AIM OF THE TASK ▸
Retype, exactly as written, every line from the one containing "Recreate this image" down to the one containing "calc_na2s_a = [-0.52, -4.26]", including both, and nothing else.

╭─ GIVEN INFORMATION

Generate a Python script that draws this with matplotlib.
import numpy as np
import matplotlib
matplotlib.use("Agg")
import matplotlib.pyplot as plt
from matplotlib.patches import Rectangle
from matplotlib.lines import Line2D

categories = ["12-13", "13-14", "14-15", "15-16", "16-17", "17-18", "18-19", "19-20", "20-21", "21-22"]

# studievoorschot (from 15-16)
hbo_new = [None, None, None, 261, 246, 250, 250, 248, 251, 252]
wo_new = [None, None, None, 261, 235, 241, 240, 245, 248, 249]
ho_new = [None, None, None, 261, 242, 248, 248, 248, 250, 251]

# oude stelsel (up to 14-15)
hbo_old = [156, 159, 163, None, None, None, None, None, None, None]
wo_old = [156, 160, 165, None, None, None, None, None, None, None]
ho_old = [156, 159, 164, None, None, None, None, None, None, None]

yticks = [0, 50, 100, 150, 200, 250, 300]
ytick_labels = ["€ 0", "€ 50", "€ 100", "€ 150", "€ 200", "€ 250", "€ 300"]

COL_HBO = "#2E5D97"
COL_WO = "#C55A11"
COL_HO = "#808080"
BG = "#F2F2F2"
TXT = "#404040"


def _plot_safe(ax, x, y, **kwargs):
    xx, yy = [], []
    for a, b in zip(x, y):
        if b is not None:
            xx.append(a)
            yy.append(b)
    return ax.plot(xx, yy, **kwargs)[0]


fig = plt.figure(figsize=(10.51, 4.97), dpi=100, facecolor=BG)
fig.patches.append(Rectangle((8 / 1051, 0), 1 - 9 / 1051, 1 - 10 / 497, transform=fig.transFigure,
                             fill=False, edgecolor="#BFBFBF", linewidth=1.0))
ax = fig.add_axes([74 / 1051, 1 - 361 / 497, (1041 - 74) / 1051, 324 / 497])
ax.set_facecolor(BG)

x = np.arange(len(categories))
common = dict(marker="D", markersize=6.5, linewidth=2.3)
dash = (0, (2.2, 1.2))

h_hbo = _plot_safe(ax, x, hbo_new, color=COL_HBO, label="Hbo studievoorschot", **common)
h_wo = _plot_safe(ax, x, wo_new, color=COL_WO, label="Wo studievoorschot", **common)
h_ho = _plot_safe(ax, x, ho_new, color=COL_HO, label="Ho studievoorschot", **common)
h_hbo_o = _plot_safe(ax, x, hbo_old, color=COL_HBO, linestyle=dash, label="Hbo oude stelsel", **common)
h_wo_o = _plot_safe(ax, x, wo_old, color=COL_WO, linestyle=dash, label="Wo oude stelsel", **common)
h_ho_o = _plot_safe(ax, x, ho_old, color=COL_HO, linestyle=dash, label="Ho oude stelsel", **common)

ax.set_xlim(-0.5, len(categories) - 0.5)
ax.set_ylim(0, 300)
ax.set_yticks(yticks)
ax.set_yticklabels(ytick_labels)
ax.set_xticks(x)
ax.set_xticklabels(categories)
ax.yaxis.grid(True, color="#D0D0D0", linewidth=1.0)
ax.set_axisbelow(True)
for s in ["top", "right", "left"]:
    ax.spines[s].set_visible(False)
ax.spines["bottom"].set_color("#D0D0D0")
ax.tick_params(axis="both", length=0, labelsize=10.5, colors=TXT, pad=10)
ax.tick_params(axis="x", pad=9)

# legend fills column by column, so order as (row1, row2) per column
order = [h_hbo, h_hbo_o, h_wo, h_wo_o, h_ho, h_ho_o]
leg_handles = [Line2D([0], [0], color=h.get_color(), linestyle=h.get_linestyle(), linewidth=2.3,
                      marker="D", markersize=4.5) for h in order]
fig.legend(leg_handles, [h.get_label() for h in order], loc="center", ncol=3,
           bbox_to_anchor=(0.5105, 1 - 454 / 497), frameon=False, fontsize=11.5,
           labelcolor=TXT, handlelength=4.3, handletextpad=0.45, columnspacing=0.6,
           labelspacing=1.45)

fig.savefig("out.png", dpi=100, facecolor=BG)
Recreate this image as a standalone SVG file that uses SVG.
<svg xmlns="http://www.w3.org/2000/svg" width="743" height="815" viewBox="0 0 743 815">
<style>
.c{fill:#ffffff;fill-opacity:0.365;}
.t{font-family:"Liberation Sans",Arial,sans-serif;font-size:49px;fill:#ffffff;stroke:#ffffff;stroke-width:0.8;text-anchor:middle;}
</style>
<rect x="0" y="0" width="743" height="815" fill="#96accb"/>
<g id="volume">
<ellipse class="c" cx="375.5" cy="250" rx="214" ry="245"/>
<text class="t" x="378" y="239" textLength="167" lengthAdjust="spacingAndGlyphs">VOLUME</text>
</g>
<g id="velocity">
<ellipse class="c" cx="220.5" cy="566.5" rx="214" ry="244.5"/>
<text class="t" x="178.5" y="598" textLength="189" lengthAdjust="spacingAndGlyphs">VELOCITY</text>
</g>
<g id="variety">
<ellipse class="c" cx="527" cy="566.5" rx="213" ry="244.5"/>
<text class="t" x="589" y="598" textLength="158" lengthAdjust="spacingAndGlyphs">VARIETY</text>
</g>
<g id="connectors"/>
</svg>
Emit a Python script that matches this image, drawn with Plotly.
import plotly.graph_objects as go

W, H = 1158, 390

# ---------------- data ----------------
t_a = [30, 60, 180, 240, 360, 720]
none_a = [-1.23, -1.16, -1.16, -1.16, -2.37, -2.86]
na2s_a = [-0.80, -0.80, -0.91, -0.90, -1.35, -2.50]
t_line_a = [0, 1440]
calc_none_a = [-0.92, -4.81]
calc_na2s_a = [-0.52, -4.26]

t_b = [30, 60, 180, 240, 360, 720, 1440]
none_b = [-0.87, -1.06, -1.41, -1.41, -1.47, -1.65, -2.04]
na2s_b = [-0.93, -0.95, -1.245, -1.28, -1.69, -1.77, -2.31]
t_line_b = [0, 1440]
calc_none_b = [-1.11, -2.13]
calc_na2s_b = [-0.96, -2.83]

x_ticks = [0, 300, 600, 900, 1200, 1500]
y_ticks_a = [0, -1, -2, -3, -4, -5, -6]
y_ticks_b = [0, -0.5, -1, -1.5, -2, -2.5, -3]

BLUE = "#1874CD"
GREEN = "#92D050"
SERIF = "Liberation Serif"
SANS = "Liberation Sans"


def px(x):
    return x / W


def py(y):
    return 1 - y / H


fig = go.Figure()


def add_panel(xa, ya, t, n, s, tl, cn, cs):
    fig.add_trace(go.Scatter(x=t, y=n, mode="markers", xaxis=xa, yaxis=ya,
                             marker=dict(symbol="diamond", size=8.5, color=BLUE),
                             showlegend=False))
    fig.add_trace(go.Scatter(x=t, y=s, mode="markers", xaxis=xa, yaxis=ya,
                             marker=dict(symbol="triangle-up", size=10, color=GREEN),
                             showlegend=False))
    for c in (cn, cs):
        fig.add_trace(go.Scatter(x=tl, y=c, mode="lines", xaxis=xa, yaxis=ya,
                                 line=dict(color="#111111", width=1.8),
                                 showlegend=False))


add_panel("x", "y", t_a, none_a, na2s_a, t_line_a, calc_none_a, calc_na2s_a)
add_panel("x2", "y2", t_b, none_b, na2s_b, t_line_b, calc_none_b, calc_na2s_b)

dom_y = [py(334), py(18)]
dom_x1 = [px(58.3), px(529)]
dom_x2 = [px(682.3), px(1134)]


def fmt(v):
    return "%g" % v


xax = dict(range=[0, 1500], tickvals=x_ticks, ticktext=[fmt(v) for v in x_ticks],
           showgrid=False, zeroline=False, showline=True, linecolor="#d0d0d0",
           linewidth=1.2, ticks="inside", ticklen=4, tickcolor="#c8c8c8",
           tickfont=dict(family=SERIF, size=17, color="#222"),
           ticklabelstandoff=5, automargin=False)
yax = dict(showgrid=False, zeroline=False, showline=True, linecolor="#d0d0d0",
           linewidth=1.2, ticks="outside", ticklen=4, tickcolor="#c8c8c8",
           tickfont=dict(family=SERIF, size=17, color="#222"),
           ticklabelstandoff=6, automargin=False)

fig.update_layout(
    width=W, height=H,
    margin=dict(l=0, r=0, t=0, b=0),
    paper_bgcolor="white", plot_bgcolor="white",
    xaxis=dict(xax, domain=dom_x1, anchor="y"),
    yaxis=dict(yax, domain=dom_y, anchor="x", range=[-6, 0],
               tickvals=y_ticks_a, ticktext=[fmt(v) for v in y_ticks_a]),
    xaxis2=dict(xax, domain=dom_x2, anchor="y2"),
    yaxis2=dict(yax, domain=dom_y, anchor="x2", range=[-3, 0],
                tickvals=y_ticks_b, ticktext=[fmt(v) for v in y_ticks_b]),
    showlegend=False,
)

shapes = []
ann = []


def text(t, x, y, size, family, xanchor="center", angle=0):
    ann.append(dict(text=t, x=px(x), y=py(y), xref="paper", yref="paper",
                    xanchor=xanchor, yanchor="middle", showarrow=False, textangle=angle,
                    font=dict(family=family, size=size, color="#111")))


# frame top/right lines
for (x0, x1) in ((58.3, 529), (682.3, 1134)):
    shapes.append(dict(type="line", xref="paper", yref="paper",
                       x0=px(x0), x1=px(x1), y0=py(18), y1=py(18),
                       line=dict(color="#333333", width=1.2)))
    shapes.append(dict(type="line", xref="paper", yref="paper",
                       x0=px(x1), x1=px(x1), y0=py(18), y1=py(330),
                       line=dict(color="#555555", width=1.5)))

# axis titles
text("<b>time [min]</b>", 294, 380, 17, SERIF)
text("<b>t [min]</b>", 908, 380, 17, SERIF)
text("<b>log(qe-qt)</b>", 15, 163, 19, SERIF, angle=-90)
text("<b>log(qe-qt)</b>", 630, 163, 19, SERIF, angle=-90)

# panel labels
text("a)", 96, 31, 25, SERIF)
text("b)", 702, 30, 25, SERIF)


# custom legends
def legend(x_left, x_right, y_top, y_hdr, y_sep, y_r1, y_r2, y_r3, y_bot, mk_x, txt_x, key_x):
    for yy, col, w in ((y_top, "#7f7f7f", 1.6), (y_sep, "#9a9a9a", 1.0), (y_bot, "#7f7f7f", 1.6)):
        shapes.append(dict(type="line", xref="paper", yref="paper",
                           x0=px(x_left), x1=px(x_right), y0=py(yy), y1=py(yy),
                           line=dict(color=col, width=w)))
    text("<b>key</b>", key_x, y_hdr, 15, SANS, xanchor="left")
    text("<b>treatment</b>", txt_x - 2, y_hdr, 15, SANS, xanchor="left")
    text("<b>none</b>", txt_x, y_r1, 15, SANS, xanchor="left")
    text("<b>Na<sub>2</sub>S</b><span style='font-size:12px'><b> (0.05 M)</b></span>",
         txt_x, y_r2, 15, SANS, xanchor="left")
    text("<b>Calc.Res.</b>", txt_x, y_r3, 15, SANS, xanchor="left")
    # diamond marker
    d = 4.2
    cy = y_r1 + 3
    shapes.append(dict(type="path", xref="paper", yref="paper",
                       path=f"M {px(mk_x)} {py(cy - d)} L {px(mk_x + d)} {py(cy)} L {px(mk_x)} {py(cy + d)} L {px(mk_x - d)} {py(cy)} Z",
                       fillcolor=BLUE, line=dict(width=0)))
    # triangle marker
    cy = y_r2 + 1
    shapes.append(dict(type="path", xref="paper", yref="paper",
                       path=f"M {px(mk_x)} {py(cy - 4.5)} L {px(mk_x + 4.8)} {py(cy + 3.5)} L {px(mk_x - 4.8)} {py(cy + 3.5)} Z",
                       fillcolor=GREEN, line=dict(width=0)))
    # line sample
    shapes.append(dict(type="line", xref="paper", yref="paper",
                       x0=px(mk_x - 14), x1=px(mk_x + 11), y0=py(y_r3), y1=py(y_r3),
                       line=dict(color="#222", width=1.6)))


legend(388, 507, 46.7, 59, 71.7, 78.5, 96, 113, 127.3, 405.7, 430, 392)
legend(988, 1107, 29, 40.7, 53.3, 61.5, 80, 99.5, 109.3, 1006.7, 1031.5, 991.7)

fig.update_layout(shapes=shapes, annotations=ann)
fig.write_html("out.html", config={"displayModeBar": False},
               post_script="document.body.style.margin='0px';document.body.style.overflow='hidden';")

╰─

RESULT FOR THIS EXERCISE ▸
Recreate this image as a standalone SVG file that uses SVG.
<svg xmlns="http://www.w3.org/2000/svg" width="743" height="815" viewBox="0 0 743 815">
<style>
.c{fill:#ffffff;fill-opacity:0.365;}
.t{font-family:"Liberation Sans",Arial,sans-serif;font-size:49px;fill:#ffffff;stroke:#ffffff;stroke-width:0.8;text-anchor:middle;}
</style>
<rect x="0" y="0" width="743" height="815" fill="#96accb"/>
<g id="volume">
<ellipse class="c" cx="375.5" cy="250" rx="214" ry="245"/>
<text class="t" x="378" y="239" textLength="167" lengthAdjust="spacingAndGlyphs">VOLUME</text>
</g>
<g id="velocity">
<ellipse class="c" cx="220.5" cy="566.5" rx="214" ry="244.5"/>
<text class="t" x="178.5" y="598" textLength="189" lengthAdjust="spacingAndGlyphs">VELOCITY</text>
</g>
<g id="variety">
<ellipse class="c" cx="527" cy="566.5" rx="213" ry="244.5"/>
<text class="t" x="589" y="598" textLength="158" lengthAdjust="spacingAndGlyphs">VARIETY</text>
</g>
<g id="connectors"/>
</svg>
Emit a Python script that matches this image, drawn with Plotly.
import plotly.graph_objects as go

W, H = 1158, 390

# ---------------- data ----------------
t_a = [30, 60, 180, 240, 360, 720]
none_a = [-1.23, -1.16, -1.16, -1.16, -2.37, -2.86]
na2s_a = [-0.80, -0.80, -0.91, -0.90, -1.35, -2.50]
t_line_a = [0, 1440]
calc_none_a = [-0.92, -4.81]
calc_na2s_a = [-0.52, -4.26]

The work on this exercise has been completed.